[REQUIRED TASK]:
Write the data below out exactly as it stands. Do not include the pictures.

* * * *

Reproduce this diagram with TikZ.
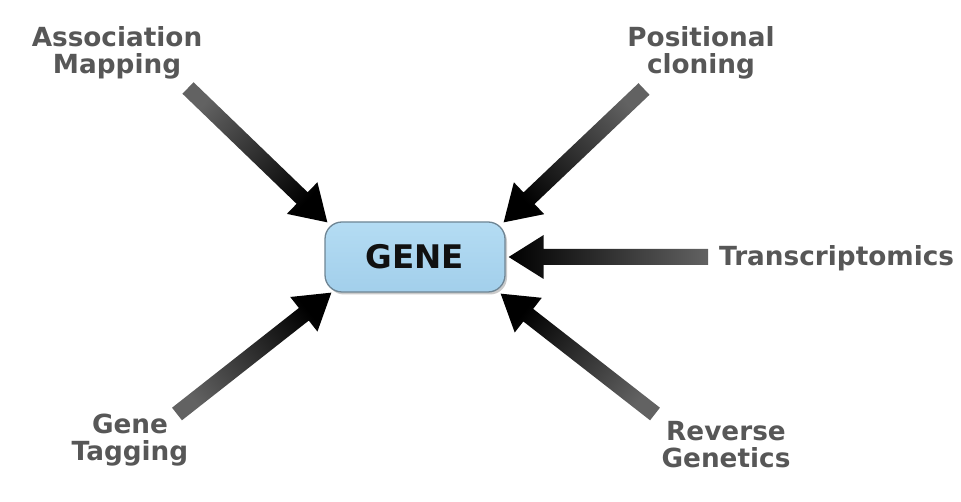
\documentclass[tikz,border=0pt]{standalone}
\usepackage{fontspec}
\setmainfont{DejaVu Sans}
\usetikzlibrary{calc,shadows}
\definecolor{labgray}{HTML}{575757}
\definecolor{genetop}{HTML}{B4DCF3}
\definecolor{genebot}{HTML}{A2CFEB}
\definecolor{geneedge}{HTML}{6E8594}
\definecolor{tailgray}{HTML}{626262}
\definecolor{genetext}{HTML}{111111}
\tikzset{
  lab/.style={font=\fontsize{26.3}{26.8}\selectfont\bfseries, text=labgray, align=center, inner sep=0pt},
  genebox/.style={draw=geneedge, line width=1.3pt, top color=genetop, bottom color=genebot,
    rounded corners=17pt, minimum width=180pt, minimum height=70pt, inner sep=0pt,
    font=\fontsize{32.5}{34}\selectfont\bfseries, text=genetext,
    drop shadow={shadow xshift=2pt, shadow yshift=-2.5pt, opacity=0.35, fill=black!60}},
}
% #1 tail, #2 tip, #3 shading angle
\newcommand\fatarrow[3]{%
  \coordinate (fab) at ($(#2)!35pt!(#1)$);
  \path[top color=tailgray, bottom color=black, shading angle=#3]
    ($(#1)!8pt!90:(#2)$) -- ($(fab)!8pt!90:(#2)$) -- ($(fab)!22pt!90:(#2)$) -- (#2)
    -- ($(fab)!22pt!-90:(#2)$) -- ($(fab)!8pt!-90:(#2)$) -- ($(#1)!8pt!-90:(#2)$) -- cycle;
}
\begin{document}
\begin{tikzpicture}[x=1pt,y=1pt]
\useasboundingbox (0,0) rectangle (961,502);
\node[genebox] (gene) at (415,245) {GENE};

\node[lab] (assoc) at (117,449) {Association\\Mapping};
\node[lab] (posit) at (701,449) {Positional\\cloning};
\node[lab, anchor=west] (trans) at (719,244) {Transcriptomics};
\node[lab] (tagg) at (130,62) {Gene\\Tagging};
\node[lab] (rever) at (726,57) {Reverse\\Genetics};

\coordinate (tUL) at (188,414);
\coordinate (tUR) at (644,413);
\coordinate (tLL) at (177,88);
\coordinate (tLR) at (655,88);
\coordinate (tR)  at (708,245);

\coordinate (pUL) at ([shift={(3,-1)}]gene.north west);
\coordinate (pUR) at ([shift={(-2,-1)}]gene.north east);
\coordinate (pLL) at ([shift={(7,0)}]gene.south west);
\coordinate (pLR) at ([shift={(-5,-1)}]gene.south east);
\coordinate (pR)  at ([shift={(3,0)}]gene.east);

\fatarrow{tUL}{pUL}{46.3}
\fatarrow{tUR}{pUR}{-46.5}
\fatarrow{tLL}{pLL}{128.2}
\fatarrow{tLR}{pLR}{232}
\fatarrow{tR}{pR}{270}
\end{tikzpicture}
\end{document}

* * * *

[RESULT OF THIS EXERCISE]:
Reproduce this diagram with TikZ.
\documentclass[tikz,border=0pt]{standalone}
\usepackage{fontspec}
\setmainfont{DejaVu Sans}
\usetikzlibrary{calc,shadows}
\definecolor{labgray}{HTML}{575757}
\definecolor{genetop}{HTML}{B4DCF3}
\definecolor{genebot}{HTML}{A2CFEB}
\definecolor{geneedge}{HTML}{6E8594}
\definecolor{tailgray}{HTML}{626262}
\definecolor{genetext}{HTML}{111111}
\tikzset{
  lab/.style={font=\fontsize{26.3}{26.8}\selectfont\bfseries, text=labgray, align=center, inner sep=0pt},
  genebox/.style={draw=geneedge, line width=1.3pt, top color=genetop, bottom color=genebot,
    rounded corners=17pt, minimum width=180pt, minimum height=70pt, inner sep=0pt,
    font=\fontsize{32.5}{34}\selectfont\bfseries, text=genetext,
    drop shadow={shadow xshift=2pt, shadow yshift=-2.5pt, opacity=0.35, fill=black!60}},
}
% #1 tail, #2 tip, #3 shading angle
\newcommand\fatarrow[3]{%
  \coordinate (fab) at ($(#2)!35pt!(#1)$);
  \path[top color=tailgray, bottom color=black, shading angle=#3]
    ($(#1)!8pt!90:(#2)$) -- ($(fab)!8pt!90:(#2)$) -- ($(fab)!22pt!90:(#2)$) -- (#2)
    -- ($(fab)!22pt!-90:(#2)$) -- ($(fab)!8pt!-90:(#2)$) -- ($(#1)!8pt!-90:(#2)$) -- cycle;
}
\begin{document}
\begin{tikzpicture}[x=1pt,y=1pt]
\useasboundingbox (0,0) rectangle (961,502);
\node[genebox] (gene) at (415,245) {GENE};

\node[lab] (assoc) at (117,449) {Association\\Mapping};
\node[lab] (posit) at (701,449) {Positional\\cloning};
\node[lab, anchor=west] (trans) at (719,244) {Transcriptomics};
\node[lab] (tagg) at (130,62) {Gene\\Tagging};
\node[lab] (rever) at (726,57) {Reverse\\Genetics};

\coordinate (tUL) at (188,414);
\coordinate (tUR) at (644,413);
\coordinate (tLL) at (177,88);
\coordinate (tLR) at (655,88);
\coordinate (tR)  at (708,245);

\coordinate (pUL) at ([shift={(3,-1)}]gene.north west);
\coordinate (pUR) at ([shift={(-2,-1)}]gene.north east);
\coordinate (pLL) at ([shift={(7,0)}]gene.south west);
\coordinate (pLR) at ([shift={(-5,-1)}]gene.south east);
\coordinate (pR)  at ([shift={(3,0)}]gene.east);

\fatarrow{tUL}{pUL}{46.3}
\fatarrow{tUR}{pUR}{-46.5}
\fatarrow{tLL}{pLL}{128.2}
\fatarrow{tLR}{pLR}{232}
\fatarrow{tR}{pR}{270}
\end{tikzpicture}
\end{document}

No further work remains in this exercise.